Line by line, reproduce exactly the beginning of the listing below, ending with the line that contains "319.58, 318.36, 317.6]" and adding nothing.
--- BEGIN Data provided ---
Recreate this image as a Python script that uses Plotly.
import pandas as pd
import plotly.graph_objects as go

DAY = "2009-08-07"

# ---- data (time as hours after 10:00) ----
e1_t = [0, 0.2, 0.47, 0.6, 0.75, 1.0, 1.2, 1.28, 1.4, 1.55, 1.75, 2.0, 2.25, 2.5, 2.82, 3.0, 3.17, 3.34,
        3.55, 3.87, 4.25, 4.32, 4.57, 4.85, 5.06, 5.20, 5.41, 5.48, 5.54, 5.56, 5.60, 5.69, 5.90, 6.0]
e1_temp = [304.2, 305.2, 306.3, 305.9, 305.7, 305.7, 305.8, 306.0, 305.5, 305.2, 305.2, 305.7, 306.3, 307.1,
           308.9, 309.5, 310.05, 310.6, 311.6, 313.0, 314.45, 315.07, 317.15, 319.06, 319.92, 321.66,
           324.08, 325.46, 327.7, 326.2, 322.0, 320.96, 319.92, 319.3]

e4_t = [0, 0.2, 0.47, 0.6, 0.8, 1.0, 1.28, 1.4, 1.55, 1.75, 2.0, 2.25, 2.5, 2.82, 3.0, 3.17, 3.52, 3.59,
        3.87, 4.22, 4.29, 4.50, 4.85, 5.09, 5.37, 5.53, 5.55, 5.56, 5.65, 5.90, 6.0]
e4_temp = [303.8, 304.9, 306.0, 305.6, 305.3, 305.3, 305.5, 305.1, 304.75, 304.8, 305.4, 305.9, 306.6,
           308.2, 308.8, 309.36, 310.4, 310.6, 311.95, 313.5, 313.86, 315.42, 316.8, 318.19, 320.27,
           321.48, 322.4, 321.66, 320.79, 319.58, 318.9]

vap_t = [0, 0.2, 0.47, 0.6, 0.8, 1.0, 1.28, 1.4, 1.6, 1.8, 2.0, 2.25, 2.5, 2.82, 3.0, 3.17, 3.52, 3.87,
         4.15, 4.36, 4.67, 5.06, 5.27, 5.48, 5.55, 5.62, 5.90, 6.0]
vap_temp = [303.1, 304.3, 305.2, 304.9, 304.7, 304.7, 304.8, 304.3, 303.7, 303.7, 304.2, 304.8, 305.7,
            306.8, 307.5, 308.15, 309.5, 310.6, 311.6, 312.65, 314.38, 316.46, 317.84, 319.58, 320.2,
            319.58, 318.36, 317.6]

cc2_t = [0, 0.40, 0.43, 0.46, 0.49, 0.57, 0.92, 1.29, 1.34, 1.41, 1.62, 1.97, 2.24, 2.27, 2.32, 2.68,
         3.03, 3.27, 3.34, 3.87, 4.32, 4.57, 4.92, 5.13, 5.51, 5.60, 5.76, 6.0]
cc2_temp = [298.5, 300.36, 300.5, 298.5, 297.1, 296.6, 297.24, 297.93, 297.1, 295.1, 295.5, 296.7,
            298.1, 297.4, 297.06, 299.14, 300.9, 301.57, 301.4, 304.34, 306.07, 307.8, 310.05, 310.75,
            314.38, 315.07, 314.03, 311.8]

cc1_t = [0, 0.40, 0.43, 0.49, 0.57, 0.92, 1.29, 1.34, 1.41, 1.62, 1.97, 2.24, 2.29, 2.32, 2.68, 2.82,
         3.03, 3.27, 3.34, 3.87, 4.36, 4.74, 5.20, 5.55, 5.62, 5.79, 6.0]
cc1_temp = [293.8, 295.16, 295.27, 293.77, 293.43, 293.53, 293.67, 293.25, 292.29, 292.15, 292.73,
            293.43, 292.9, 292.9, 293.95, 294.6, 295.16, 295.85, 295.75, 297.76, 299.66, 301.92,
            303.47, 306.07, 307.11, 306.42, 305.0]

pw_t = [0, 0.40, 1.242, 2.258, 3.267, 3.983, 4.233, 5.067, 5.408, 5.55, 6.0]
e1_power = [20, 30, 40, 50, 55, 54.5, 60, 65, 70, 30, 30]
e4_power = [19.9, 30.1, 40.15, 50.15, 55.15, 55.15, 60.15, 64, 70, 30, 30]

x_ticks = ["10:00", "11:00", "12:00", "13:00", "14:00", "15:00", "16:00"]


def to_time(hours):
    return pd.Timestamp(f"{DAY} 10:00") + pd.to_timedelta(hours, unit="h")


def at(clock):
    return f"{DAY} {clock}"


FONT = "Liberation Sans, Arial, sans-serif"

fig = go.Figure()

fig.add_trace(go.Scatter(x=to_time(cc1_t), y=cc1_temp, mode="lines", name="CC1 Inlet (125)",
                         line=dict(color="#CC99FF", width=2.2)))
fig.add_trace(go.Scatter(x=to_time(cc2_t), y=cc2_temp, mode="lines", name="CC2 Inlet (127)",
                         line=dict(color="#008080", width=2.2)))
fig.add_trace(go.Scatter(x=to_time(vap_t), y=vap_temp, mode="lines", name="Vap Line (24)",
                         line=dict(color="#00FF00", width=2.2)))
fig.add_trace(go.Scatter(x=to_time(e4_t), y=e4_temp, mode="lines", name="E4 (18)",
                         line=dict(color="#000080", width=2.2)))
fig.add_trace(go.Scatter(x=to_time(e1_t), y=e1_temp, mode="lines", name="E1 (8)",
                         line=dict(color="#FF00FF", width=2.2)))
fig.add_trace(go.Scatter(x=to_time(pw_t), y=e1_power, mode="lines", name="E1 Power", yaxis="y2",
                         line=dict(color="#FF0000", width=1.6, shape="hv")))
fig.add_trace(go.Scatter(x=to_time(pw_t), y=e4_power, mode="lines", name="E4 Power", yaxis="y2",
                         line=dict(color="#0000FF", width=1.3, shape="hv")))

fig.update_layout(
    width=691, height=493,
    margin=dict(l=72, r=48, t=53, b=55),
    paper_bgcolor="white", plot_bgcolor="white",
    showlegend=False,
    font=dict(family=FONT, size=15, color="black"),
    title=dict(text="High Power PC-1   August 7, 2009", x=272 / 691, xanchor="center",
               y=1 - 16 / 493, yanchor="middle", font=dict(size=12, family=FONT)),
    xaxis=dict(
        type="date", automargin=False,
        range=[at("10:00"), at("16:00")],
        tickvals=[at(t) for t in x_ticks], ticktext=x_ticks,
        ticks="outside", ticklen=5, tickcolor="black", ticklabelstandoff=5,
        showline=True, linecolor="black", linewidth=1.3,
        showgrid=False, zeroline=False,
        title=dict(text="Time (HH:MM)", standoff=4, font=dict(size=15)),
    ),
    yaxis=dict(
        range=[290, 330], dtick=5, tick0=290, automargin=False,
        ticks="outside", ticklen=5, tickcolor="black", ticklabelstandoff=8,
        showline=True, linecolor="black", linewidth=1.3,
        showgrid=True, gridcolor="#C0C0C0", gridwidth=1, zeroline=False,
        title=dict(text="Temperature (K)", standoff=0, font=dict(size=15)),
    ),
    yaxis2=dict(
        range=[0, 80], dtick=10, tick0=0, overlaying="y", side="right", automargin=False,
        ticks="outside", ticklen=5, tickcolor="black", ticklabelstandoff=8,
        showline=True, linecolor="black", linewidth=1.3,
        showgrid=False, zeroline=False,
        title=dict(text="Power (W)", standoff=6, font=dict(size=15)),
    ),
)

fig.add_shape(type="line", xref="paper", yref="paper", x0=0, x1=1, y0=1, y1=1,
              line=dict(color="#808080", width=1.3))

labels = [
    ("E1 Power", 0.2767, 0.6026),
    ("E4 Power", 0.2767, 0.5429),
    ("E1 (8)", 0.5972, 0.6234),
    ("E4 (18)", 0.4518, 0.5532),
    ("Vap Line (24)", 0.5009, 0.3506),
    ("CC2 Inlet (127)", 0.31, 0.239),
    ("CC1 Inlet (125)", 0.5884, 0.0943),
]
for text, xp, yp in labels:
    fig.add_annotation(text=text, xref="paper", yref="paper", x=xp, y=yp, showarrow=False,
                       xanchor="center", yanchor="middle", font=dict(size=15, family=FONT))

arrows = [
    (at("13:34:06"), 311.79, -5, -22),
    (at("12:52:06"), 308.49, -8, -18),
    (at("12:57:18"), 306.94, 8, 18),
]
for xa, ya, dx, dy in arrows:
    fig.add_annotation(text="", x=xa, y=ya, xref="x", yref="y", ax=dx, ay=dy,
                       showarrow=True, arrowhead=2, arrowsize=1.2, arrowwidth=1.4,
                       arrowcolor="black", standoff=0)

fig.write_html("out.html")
--- END Data provided ---
• _Exercise output_
Recreate this image as a Python script that uses Plotly.
import pandas as pd
import plotly.graph_objects as go

DAY = "2009-08-07"

# ---- data (time as hours after 10:00) ----
e1_t = [0, 0.2, 0.47, 0.6, 0.75, 1.0, 1.2, 1.28, 1.4, 1.55, 1.75, 2.0, 2.25, 2.5, 2.82, 3.0, 3.17, 3.34,
        3.55, 3.87, 4.25, 4.32, 4.57, 4.85, 5.06, 5.20, 5.41, 5.48, 5.54, 5.56, 5.60, 5.69, 5.90, 6.0]
e1_temp = [304.2, 305.2, 306.3, 305.9, 305.7, 305.7, 305.8, 306.0, 305.5, 305.2, 305.2, 305.7, 306.3, 307.1,
           308.9, 309.5, 310.05, 310.6, 311.6, 313.0, 314.45, 315.07, 317.15, 319.06, 319.92, 321.66,
           324.08, 325.46, 327.7, 326.2, 322.0, 320.96, 319.92, 319.3]

e4_t = [0, 0.2, 0.47, 0.6, 0.8, 1.0, 1.28, 1.4, 1.55, 1.75, 2.0, 2.25, 2.5, 2.82, 3.0, 3.17, 3.52, 3.59,
        3.87, 4.22, 4.29, 4.50, 4.85, 5.09, 5.37, 5.53, 5.55, 5.56, 5.65, 5.90, 6.0]
e4_temp = [303.8, 304.9, 306.0, 305.6, 305.3, 305.3, 305.5, 305.1, 304.75, 304.8, 305.4, 305.9, 306.6,
           308.2, 308.8, 309.36, 310.4, 310.6, 311.95, 313.5, 313.86, 315.42, 316.8, 318.19, 320.27,
           321.48, 322.4, 321.66, 320.79, 319.58, 318.9]

vap_t = [0, 0.2, 0.47, 0.6, 0.8, 1.0, 1.28, 1.4, 1.6, 1.8, 2.0, 2.25, 2.5, 2.82, 3.0, 3.17, 3.52, 3.87,
         4.15, 4.36, 4.67, 5.06, 5.27, 5.48, 5.55, 5.62, 5.90, 6.0]
vap_temp = [303.1, 304.3, 305.2, 304.9, 304.7, 304.7, 304.8, 304.3, 303.7, 303.7, 304.2, 304.8, 305.7,
            306.8, 307.5, 308.15, 309.5, 310.6, 311.6, 312.65, 314.38, 316.46, 317.84, 319.58, 320.2,
            319.58, 318.36, 317.6]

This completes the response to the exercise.